Se dirigió al sonido y descubrió que no estaba lejos del puerto. El olor del agua le hizo pensar de repente en la casa de su padre. Ese pueblo también estaba junto al mar, y una vez él había jugado en las playas y en los bajíos como todos los demás niños. Ya no pensaba en él como en un lugar al que pertenecía, algún lugar que fuera su hogar. El agua chocaba suavemente al pie del malecón, y se detuvo para verla romperse en espuma blanca contra el cemento. Las luces todavía brillaban intensamente en uno de los embarcaderos y había un zumbido de actividad mecánica. No parecía posible que alguien pudiera estar trabajando a esa hora de la noche.

Había luces encendidas a lo largo de la bahía, puntos únicos y aislados en hilera sobre un telón de fondo de oscuridad. ¿Quién vivía allí?, se preguntó.

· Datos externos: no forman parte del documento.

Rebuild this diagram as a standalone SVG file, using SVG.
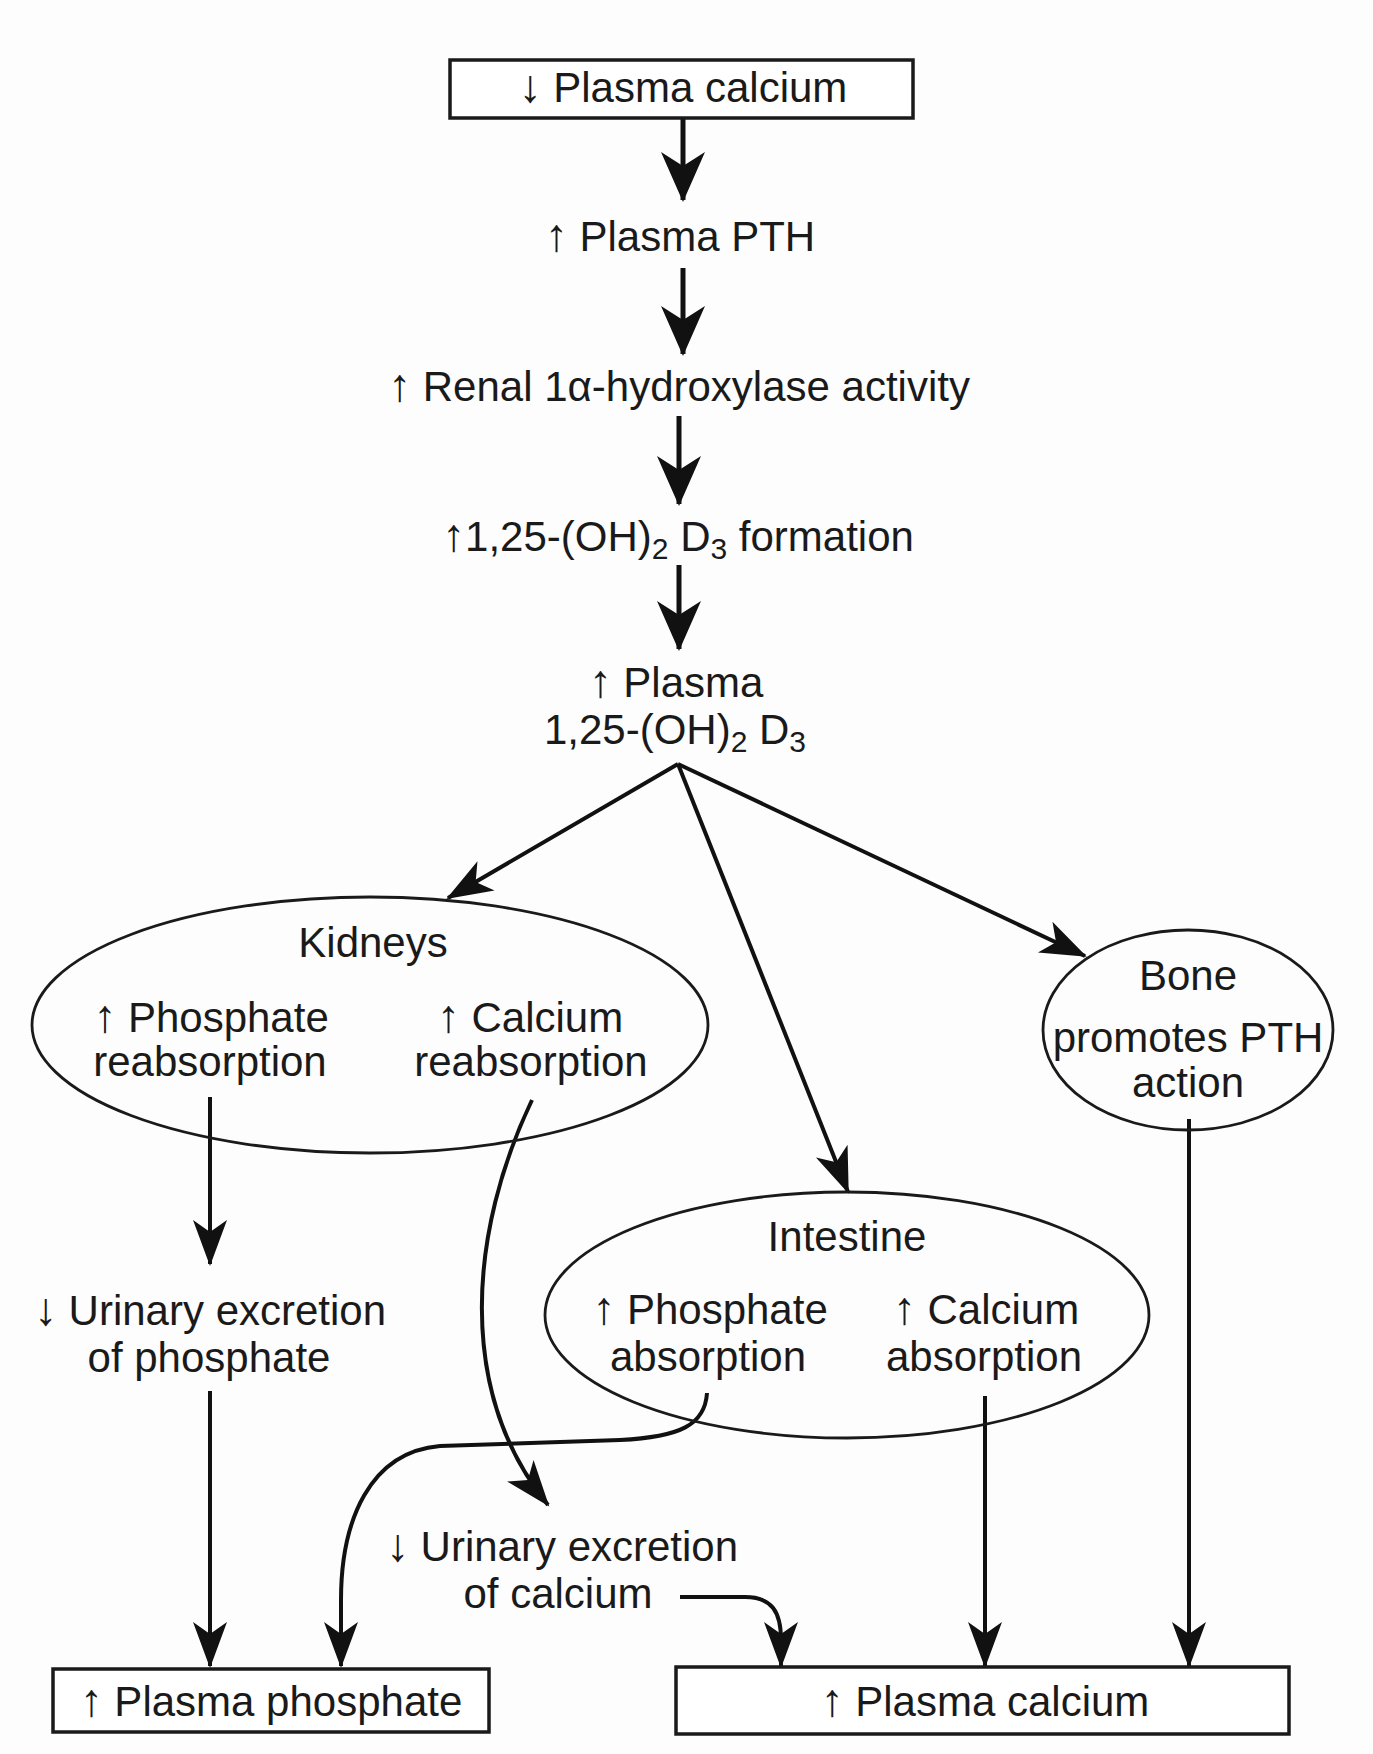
<svg xmlns="http://www.w3.org/2000/svg" width="1373" height="1754" viewBox="0 0 1373 1754">
<style>
.t{font-family:"Liberation Sans",Arial,Helvetica,sans-serif;font-size:42px;fill:#1a1a1a;text-anchor:middle}
.sub{font-size:30px}
.ar{font-weight:bold;font-size:46px}
.box{fill:#fff;stroke:#1a1a1a;stroke-width:3.5}
.ell{fill:none;stroke:#1a1a1a;stroke-width:2.8}
.c{fill:none;stroke:#111;stroke-width:4}
.cb{fill:none;stroke:#111;stroke-width:5}
</style>
<defs>
<marker id="big" markerUnits="userSpaceOnUse" viewBox="-52 -26 56 52" markerWidth="56" markerHeight="52" refX="0" refY="0" orient="auto">
<path d="M2,0 L-48,-22 L-34,0 L-48,22 Z" fill="#111"/>
</marker>
<marker id="sm" markerUnits="userSpaceOnUse" viewBox="-50 -22 54 44" markerWidth="54" markerHeight="44" refX="0" refY="0" orient="auto">
<path d="M2,0 L-44,-17 L-32,0 L-44,17 Z" fill="#111"/>
</marker>
</defs>
<rect width="1373" height="1754" fill="#fdfdfd"/>

<g id="connectors">
<path class="cb" d="M683,118 L683,200" marker-end="url(#big)"/>
<path class="cb" d="M683,268 L683,354" marker-end="url(#big)"/>
<path class="cb" d="M679,416 L679,504" marker-end="url(#big)"/>
<path class="cb" d="M679,565 L679,649" marker-end="url(#big)"/>
<path class="c" d="M678,764 L448,898" marker-end="url(#sm)"/>
<path class="c" d="M678,764 L848,1192" marker-end="url(#sm)"/>
<path class="c" d="M678,764 L1085,956" marker-end="url(#sm)"/>
<path class="c" d="M210,1097 L210,1264" marker-end="url(#sm)"/>
<path class="c" d="M210,1391 L210,1666" marker-end="url(#sm)"/>
<path class="c" d="M532,1100 C470,1230 455,1390 548,1505" marker-end="url(#sm)"/>
<path class="c" d="M707,1393 C705,1425 680,1437 620,1440 L440,1446 C370,1452 341,1520 341,1600 L341,1666" marker-end="url(#sm)"/>
<path class="c" d="M680,1597 L745,1597 C772,1597 781,1612 781,1640 L781,1666" marker-end="url(#sm)"/>
<path class="c" d="M985,1396 L985,1666" marker-end="url(#sm)"/>
<path class="c" d="M1189,1119 L1189,1666" marker-end="url(#sm)"/>
</g>

<g id="n-plasma-ca-low">
<rect class="box" x="450" y="60" width="463" height="58"/>
<text class="t" x="683" y="102"><tspan class="ar">↓</tspan> Plasma calcium</text>
</g>
<g id="n-pth">
<text class="t" x="680" y="251"><tspan class="ar">↑</tspan> Plasma PTH</text>
</g>
<g id="n-hydroxylase">
<text class="t" x="679" y="401"><tspan class="ar">↑</tspan> Renal 1α-hydroxylase activity</text>
</g>
<g id="n-formation">
<text class="t" x="678" y="551"><tspan class="ar">↑</tspan>1,25-(OH)<tspan class="sub" dy="8">2</tspan><tspan dy="-8"> D</tspan><tspan class="sub" dy="8">3</tspan><tspan dy="-8"> formation</tspan></text>
</g>
<g id="n-plasma-d3">
<text class="t" x="676" y="697"><tspan class="ar">↑</tspan> Plasma</text>
<text class="t" x="675" y="744">1,25-(OH)<tspan class="sub" dy="8">2</tspan><tspan dy="-8"> D</tspan><tspan class="sub" dy="8">3</tspan></text>
</g>
<g id="n-kidneys">
<ellipse class="ell" cx="370" cy="1025" rx="338" ry="128"/>
<text class="t" x="373" y="957">Kidneys</text>
<text class="t" x="211" y="1032"><tspan class="ar">↑</tspan> Phosphate</text>
<text class="t" x="210" y="1076">reabsorption</text>
<text class="t" x="530" y="1032"><tspan class="ar">↑</tspan> Calcium</text>
<text class="t" x="531" y="1076">reabsorption</text>
</g>
<g id="n-bone">
<ellipse class="ell" cx="1188" cy="1030" rx="145" ry="100"/>
<text class="t" x="1188" y="990">Bone</text>
<text class="t" x="1188" y="1052">promotes PTH</text>
<text class="t" x="1188" y="1097">action</text>
</g>
<g id="n-intestine">
<ellipse class="ell" cx="847" cy="1315" rx="302" ry="123"/>
<text class="t" x="847" y="1251">Intestine</text>
<text class="t" x="710" y="1324"><tspan class="ar">↑</tspan> Phosphate</text>
<text class="t" x="708" y="1371">absorption</text>
<text class="t" x="986" y="1324"><tspan class="ar">↑</tspan> Calcium</text>
<text class="t" x="984" y="1371">absorption</text>
</g>
<g id="n-urinary-phos">
<text class="t" x="210" y="1325"><tspan class="ar">↓</tspan> Urinary excretion</text>
<text class="t" x="209" y="1372">of phosphate</text>
</g>
<g id="n-urinary-ca">
<text class="t" x="562" y="1561"><tspan class="ar">↓</tspan> Urinary excretion</text>
<text class="t" x="558" y="1608">of calcium</text>
</g>
<g id="n-plasma-phos">
<rect class="box" x="53" y="1669" width="436" height="63"/>
<text class="t" x="271" y="1716"><tspan class="ar">↑</tspan> Plasma phosphate</text>
</g>
<g id="n-plasma-ca-high">
<rect class="box" x="676" y="1667" width="613" height="67"/>
<text class="t" x="985" y="1716"><tspan class="ar">↑</tspan> Plasma calcium</text>
</g>
</svg>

Un escalofrío de miedo lo recorrió. Trató de imaginarse a la gente que vivía en ese rincón oscuro de la ciudad. Su mente le trajo imágenes de hombres fuertes con rostros crueles, que lo miraban y se reían. Vio claros tenuemente iluminados donde las sombras acechaban a la espera del forastero, y donde más tarde hombres y mujeres se apiñarían alrededor del cuerpo. Escuchó el sonido de sus pies batiendo en un antiguo ritual, y escuchó sus gritos de triunfo cuando la sangre de sus enemigos fluyó hacia la tierra prensada. Pero no era solo por la amenaza física que representaban por lo que temía a los que vivían en la oscuridad al otro lado de la bahía. Era porque ellos sabían dónde estaban y él estaba en medio de la nada.

Emprendió el regreso a la tienda, incapaz de resistir, a pesar de todo, la sensación de que se había atrevido a algo. Se convirtió en un hábito que después de cerrar la tienda por la noche y de ver a Fajir, saliera a dar una vuelta por el paseo marítimo. A Fajir no le gustaba y se quejaba de que lo dejaran solo, pero Hamid ignoraba sus quejas. De vez en cuando veía gente, pero pasaban apresuradamente sin mirar. Durante el día, estaba atento a la chica que ahora ocupaba tanto sus horas. Por la noche, se imaginaba con ella. Mientras paseaba por las calles silenciosas, trató de pensar que ella estaba allí con él, hablando y sonriendo, y poniéndole a veces la palma de su mano en el cuello. Cuando ella venía a la tienda, él siempre le daba algo extra y esperaba a que ella sonriese. A menudo hablaban, algunas palabras de saludo y amistad. Cuando había escasez, le daba de las reservas secretas que guardaba para clientes especiales. Siempre que se atrevía, la felicitaba por su apariencia y se estremecía de deseo y confusión cuando ella lo recompensaba con radiantes sonrisas. Hamid se rió para sí mismo al recordar el alarde de Mansur sobre la chica. No era una chica que se comprara con unos pocos chelines, sino una a la que se le cantaba, que se ganaba con evidencias y coraje. Y ni Mansur, medio ciego de mierda como estaba, ni Hamid, tenían palabras o voz para tal hazaña.

Una noche, Rukiya fue a la tienda a comprar azúcar. Todavía vestía su vestido de trabajo azul, que estaba teñido de sudor bajo los brazos. No había más clientes y no parecía tener prisa. Ella comenzó a burlarse de él gentilmente, diciendo algo sobre cuán duro trabajaba.

“Debes ser muy rico después de todas las horas que pasas en la tienda. ¿Tienes un hueco en el patio donde escondes tu dinero? Todo el mundo sabe que los comerciantes tienen tesoros secretos… ¿Estás ahorrando para volver a tu pueblo?”

“No tengo nada”, protestó. “Aquí nada me pertenece.” Ella rió entre dientes, incrédula. “Pero trabajas demasiado, de todos modos”, dijo. “No te diviertes lo suficiente.” Luego sonrió mientras él ponía una cucharada adicional de azúcar.

“Gracias”, dijo ella, inclinándose hacia delante para coger el paquete. Permaneció así un momento más de lo necesario, luego retrocedió lentamente. “Siempre me estás dando cosas. Sé que deseas algo a cambio. Cuando lo quieras, tendrás que darme más que estos regalitos”.

Hamid no respondió, abrumado por la vergüenza. La chica se rió levemente y empezó a retirarse. Miró a su alrededor una vez, sonriéndole antes de sumergirse en la oscuridad.